Well, market research has never been for free. In fact, carrying out primary market research can be extremely expensive and time consuming. Gathering secondary data and information requires labor and time. While purchasing ready market research reports can cost thousands of dollars.

The purpose of market research should reduce the number of bad product decisions and as a consequence, minimize the risk of failure. It should increase company profits and help pinpoints strategies for increasing the reputation of the firm. Without the market research, the less a firm does, the greater the risk involved as the less it will know about its market.

International business managers know how important market research is as global spending on market research increase every year.



How to make your market research cost-effective?

How to make market research more cost-effective is always an important consideration. A cost-effective market research means that the cost of research should be less than the gain from that research.

Here are two simple ideas that might lower the cost of conducting market research at your business organization.

1. Conduct market research online.

The information technologies of the last two decades made it easier to reach out to a wide range of current and potential costumers than more traditional methods of surveying people on the street or visiting them at their homes for personal interviews.

Internet and smartphones have made it easier to contact a very wide range of potential consumers than the older methods of street surveys or home visits to interview people directly.

Thanks to the Internet and smartphone, not only can the survey / questionnaire be sent out, filled in and returned over online, but businesses can also access the vast quantity of data and information that electronic methods offer them. Being able to answer the survey / questionnaire questions conveniently increases the chance that they will respond to a market research request. Smartphones also allow using prerecorded messages and questions to which people respond by pressing numbers on the screen keypad. The results can then be analyzed electronically.

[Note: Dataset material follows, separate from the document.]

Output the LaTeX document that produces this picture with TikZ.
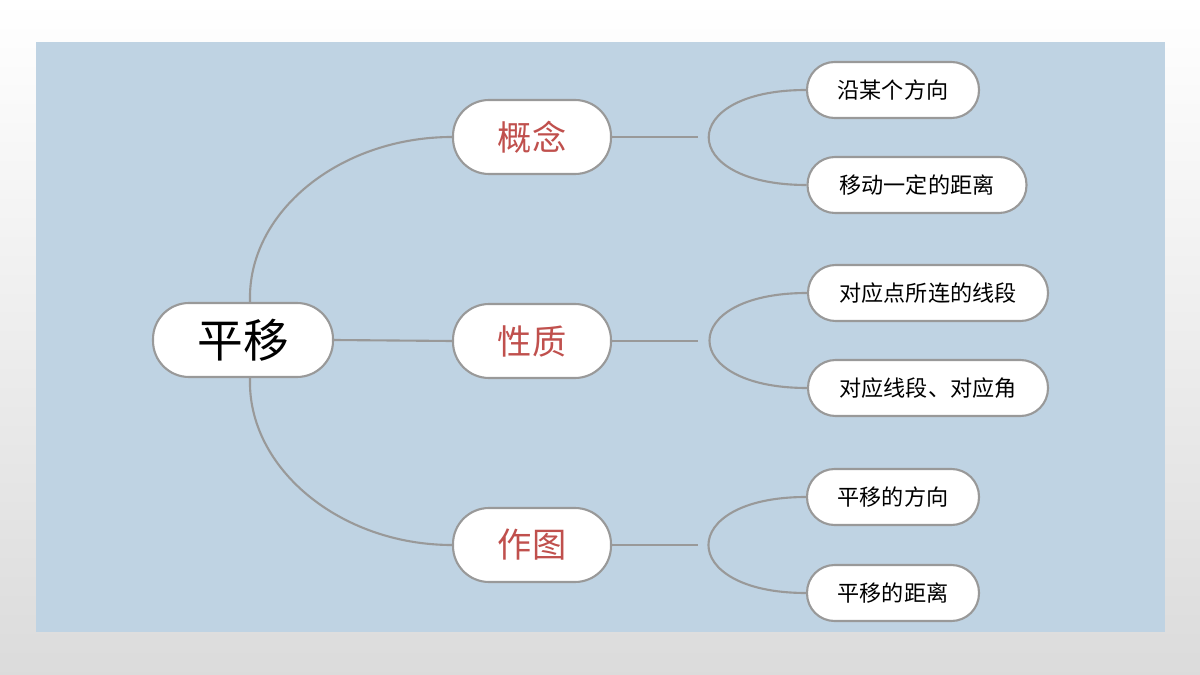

The beauty of online market research is that even small-sized businesses can contact large numbers of respondents in a short-time period.

(!) This form of targeted marketing is cost-effective because firms which are conducting research projects can gather at the low cost using electronic means the data and information which their marketing strategies.


2. Use data and information from loyalty programs.

This is especially applicable to retailers such as supermarkets, coffee shops or fast-food restaurant that offer loyalty programs to their customers. The business will have a very clear and detailed picture of what each customer is like when it comes to shopping.

The company will know exactly the total number and type of goods bought by each consumer, when, where and how often the purchases were made, as well as age and gender of their customers. Then, retailers can target each consumer with advertisements and special offers about products to increase sales.

(!) This form of targeted marketing is cost-effective because money is not wasted on promoting products to people who do belong to the target market, will not buy the product at all or not respond to a particular type of promotion.

Although some forms of market research are becoming cheaper and cheaper, after the research has been gathered, data analyzed and results used in management decisions. The truth is that well-designed and focused market research will always pay for itself resulting in higher sales and profits in the long-term.

However, there are still many unanswered questions.

To what extent can the firm create a direct link between a particular piece of research and the success or failure of its marketing operations?

To what extent can the firm trust its findings and reduce the problems of bias?

It is often cheaper to use data produced by other organizations, but how reliable is this?